▶ WRITTEN INSTRUCTION
Only the lines from the one with "Rebuild this chart as a component, using" through the one with "d3.scaleLinear().domain([80, 105]).range([bottom, top]);", inclusive, should be echoed exactly; pictures are left out.

## Begin EXERCISE INPUT

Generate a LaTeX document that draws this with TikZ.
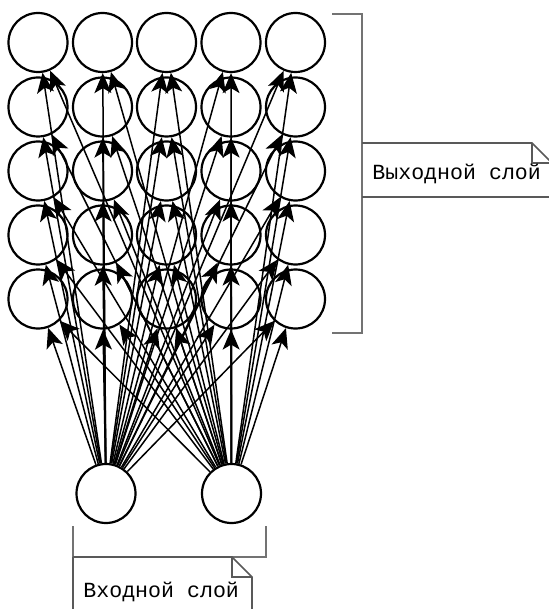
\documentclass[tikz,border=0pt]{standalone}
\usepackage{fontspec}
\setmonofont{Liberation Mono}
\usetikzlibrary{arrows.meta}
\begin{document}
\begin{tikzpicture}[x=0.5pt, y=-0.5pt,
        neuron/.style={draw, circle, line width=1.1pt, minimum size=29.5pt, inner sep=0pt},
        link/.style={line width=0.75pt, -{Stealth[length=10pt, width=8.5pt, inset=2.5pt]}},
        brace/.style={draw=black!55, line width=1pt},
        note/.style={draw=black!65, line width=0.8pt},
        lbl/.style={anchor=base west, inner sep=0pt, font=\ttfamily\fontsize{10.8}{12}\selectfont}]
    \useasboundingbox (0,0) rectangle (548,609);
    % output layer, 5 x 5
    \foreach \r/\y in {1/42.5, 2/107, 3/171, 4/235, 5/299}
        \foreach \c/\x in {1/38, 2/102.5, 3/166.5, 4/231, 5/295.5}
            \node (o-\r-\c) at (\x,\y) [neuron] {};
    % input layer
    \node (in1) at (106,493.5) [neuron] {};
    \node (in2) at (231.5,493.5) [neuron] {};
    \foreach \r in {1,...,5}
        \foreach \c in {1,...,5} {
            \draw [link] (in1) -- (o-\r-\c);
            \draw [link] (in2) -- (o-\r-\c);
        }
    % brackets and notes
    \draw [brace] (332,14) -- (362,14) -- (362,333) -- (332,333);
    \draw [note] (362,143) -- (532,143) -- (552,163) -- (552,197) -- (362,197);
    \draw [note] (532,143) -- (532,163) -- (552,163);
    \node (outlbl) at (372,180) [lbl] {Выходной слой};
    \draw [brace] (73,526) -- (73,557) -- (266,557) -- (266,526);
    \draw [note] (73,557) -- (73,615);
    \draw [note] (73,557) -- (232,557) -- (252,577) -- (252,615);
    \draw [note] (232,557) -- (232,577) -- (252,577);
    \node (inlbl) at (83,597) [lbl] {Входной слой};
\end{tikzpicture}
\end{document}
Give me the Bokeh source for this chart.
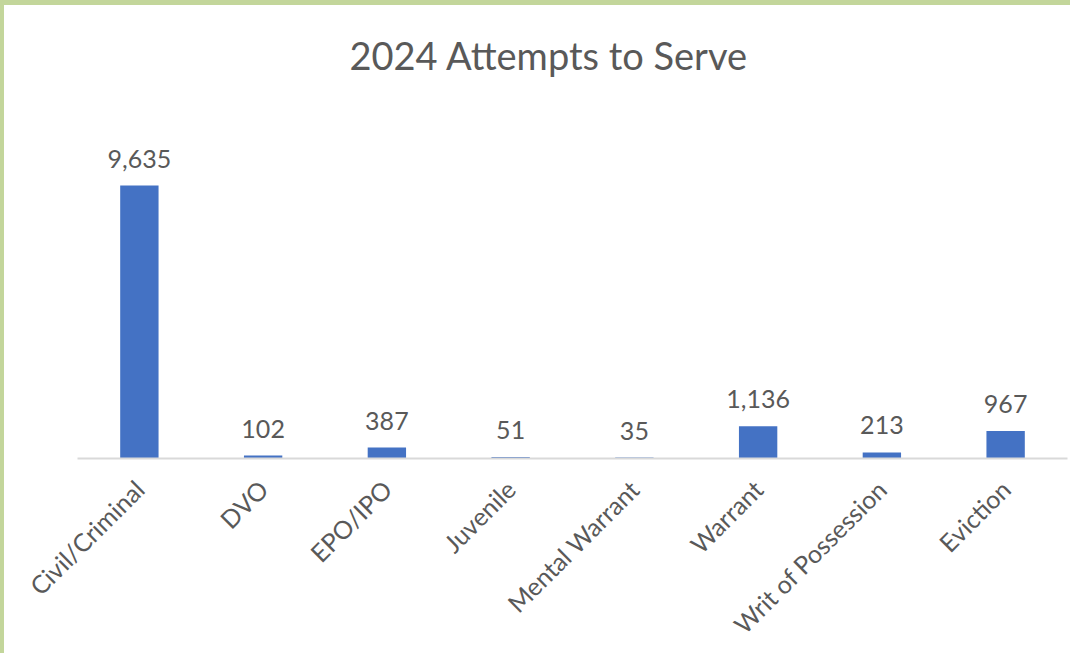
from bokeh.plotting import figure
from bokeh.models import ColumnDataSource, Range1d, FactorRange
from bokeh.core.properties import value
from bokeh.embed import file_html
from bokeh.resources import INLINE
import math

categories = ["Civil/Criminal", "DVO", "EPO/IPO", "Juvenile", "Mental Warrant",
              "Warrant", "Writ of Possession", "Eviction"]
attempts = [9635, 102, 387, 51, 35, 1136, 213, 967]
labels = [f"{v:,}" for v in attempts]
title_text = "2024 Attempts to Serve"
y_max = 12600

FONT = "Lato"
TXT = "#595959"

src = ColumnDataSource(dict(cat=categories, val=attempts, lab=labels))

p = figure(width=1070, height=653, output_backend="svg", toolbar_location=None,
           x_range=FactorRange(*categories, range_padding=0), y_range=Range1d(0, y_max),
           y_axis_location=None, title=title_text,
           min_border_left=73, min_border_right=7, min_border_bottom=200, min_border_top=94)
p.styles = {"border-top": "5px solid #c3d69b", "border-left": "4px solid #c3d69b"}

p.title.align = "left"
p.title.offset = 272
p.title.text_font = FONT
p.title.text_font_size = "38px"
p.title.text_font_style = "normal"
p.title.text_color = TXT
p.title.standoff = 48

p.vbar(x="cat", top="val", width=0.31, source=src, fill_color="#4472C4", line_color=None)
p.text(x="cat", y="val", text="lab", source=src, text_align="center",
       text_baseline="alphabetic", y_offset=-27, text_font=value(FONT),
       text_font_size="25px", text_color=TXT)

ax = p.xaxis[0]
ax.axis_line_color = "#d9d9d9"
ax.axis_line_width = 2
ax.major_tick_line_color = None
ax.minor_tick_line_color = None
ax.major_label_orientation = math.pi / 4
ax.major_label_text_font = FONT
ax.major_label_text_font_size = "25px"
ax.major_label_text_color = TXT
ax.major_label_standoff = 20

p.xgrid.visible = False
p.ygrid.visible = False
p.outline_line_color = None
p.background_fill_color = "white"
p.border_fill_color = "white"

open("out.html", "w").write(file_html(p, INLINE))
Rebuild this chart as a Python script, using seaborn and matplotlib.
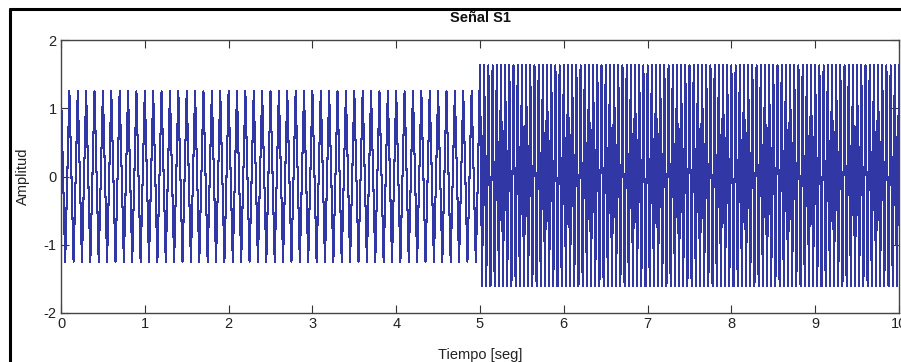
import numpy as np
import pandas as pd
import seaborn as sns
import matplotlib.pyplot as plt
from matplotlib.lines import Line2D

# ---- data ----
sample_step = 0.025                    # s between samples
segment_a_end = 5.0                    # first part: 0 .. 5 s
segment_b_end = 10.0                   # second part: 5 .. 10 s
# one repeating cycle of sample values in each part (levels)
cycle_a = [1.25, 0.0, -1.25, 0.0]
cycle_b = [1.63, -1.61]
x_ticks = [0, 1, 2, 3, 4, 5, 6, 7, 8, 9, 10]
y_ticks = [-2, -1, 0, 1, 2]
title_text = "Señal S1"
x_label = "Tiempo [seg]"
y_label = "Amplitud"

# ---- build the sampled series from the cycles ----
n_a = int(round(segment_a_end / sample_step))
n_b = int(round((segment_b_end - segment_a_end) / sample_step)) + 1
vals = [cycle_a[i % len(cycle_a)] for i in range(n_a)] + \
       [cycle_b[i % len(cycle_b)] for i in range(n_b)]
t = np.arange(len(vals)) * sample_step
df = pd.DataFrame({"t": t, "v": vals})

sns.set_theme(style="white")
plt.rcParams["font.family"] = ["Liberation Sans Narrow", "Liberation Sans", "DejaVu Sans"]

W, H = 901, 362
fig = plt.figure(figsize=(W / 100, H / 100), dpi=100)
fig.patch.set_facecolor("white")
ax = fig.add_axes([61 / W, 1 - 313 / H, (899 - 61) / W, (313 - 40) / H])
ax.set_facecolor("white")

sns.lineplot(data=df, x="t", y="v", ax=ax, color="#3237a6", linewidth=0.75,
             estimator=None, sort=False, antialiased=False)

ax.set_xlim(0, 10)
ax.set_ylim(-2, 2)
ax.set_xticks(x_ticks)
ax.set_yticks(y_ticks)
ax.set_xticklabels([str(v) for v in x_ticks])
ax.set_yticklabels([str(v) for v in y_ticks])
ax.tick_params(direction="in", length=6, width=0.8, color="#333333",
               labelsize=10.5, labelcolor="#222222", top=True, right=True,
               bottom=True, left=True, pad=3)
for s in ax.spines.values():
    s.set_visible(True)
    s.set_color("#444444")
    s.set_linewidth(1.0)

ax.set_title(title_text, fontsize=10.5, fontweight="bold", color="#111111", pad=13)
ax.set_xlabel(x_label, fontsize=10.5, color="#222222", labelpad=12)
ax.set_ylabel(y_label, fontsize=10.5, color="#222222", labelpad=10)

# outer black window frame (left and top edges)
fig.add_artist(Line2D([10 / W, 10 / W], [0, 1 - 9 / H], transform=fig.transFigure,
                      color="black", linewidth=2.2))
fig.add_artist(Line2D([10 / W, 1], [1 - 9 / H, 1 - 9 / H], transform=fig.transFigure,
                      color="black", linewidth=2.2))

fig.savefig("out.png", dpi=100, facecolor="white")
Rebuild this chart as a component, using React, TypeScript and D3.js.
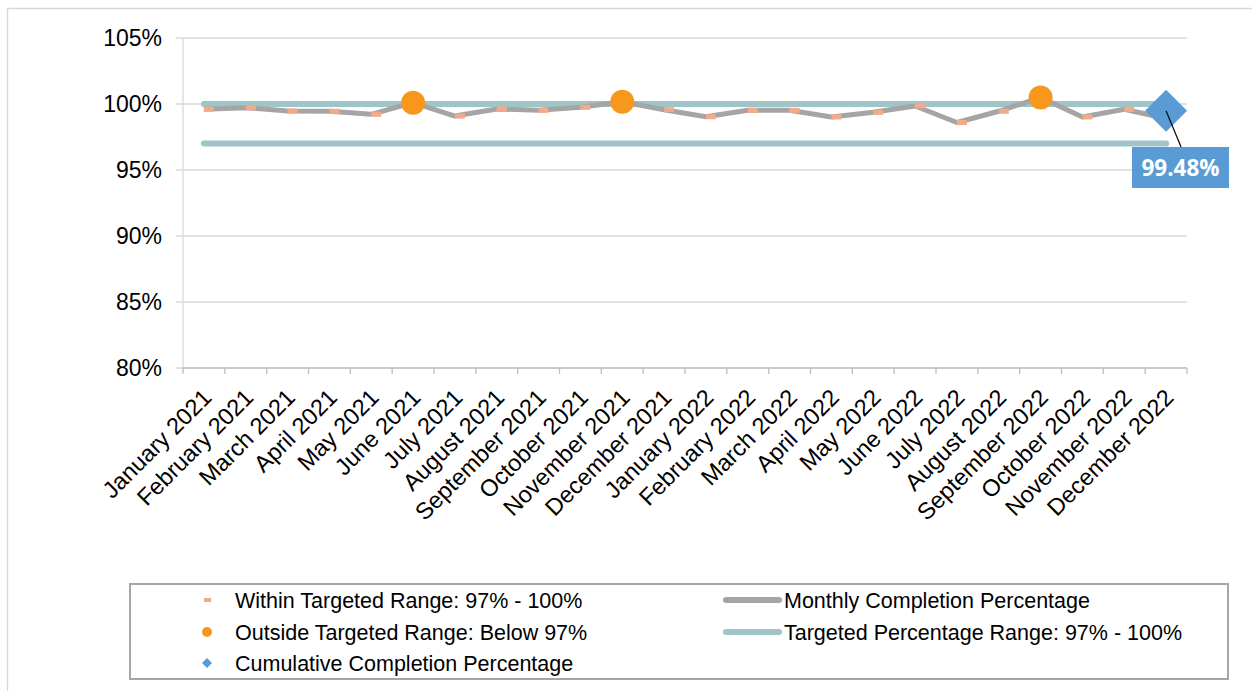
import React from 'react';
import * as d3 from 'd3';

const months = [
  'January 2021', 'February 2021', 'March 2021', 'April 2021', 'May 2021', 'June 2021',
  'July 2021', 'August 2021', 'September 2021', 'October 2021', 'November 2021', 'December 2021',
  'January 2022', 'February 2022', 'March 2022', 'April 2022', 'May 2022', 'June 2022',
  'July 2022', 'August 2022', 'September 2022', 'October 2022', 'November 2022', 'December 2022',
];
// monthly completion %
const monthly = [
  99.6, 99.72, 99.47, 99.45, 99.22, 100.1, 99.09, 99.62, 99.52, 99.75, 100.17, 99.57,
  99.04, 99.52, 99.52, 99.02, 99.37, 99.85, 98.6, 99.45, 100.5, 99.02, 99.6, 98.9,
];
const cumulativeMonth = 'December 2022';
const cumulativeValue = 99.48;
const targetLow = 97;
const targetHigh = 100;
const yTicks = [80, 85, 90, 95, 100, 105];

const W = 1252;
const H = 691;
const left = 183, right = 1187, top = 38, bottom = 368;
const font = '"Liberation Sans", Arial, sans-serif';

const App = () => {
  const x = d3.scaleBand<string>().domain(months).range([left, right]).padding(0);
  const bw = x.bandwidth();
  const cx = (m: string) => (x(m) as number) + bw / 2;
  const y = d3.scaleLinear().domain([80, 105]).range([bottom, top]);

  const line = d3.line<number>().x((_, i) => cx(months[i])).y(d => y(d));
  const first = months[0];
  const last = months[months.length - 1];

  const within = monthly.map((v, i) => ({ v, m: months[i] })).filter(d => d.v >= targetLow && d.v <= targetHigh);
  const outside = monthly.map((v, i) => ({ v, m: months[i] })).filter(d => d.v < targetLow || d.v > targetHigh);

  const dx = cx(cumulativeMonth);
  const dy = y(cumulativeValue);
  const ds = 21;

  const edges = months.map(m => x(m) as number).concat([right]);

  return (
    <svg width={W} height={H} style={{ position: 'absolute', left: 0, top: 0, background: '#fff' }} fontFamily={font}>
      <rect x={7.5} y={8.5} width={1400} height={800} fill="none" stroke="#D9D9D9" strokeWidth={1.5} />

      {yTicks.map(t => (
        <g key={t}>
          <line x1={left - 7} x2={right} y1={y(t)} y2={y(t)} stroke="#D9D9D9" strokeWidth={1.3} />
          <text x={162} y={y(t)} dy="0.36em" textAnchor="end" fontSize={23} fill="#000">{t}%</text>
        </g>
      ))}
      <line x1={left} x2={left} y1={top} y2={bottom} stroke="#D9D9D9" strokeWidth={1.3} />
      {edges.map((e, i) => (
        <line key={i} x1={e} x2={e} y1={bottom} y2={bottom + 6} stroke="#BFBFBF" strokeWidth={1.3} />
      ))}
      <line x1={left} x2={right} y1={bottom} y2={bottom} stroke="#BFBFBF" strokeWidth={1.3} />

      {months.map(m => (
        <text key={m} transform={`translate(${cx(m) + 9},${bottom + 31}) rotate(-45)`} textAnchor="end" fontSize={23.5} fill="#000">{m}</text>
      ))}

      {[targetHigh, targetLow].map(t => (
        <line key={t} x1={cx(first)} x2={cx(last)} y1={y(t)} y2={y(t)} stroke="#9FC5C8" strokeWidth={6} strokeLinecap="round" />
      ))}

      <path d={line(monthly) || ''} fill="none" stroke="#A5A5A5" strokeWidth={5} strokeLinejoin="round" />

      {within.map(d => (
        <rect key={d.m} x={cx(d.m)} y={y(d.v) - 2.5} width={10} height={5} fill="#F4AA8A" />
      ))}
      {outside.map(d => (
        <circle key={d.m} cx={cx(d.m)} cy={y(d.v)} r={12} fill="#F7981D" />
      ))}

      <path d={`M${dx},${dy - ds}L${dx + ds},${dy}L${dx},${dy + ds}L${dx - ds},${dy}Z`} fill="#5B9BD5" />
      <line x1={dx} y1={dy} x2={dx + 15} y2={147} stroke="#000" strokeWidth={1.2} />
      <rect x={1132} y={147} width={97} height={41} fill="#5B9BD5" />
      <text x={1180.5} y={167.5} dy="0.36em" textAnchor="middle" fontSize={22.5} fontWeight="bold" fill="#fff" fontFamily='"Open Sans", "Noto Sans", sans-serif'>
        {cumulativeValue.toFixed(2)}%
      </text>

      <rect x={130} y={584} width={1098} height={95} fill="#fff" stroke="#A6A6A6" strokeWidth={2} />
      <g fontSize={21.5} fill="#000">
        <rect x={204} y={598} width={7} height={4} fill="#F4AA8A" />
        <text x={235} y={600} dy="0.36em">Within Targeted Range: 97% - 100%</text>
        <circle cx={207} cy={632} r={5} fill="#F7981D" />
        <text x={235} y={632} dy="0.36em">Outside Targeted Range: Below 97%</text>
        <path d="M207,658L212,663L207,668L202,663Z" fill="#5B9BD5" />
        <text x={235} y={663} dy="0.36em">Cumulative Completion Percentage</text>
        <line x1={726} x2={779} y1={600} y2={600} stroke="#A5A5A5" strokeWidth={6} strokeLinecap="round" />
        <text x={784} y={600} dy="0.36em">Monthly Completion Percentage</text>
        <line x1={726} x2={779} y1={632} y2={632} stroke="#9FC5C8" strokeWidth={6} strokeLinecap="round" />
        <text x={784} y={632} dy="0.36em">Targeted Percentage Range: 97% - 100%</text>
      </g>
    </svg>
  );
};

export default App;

## End EXERCISE INPUT

▶ TASK ANSWER
Rebuild this chart as a component, using React, TypeScript and D3.js.
import React from 'react';
import * as d3 from 'd3';

const months = [
  'January 2021', 'February 2021', 'March 2021', 'April 2021', 'May 2021', 'June 2021',
  'July 2021', 'August 2021', 'September 2021', 'October 2021', 'November 2021', 'December 2021',
  'January 2022', 'February 2022', 'March 2022', 'April 2022', 'May 2022', 'June 2022',
  'July 2022', 'August 2022', 'September 2022', 'October 2022', 'November 2022', 'December 2022',
];
// monthly completion %
const monthly = [
  99.6, 99.72, 99.47, 99.45, 99.22, 100.1, 99.09, 99.62, 99.52, 99.75, 100.17, 99.57,
  99.04, 99.52, 99.52, 99.02, 99.37, 99.85, 98.6, 99.45, 100.5, 99.02, 99.6, 98.9,
];
const cumulativeMonth = 'December 2022';
const cumulativeValue = 99.48;
const targetLow = 97;
const targetHigh = 100;
const yTicks = [80, 85, 90, 95, 100, 105];

const W = 1252;
const H = 691;
const left = 183, right = 1187, top = 38, bottom = 368;
const font = '"Liberation Sans", Arial, sans-serif';

const App = () => {
  const x = d3.scaleBand<string>().domain(months).range([left, right]).padding(0);
  const bw = x.bandwidth();
  const cx = (m: string) => (x(m) as number) + bw / 2;
  const y = d3.scaleLinear().domain([80, 105]).range([bottom, top]);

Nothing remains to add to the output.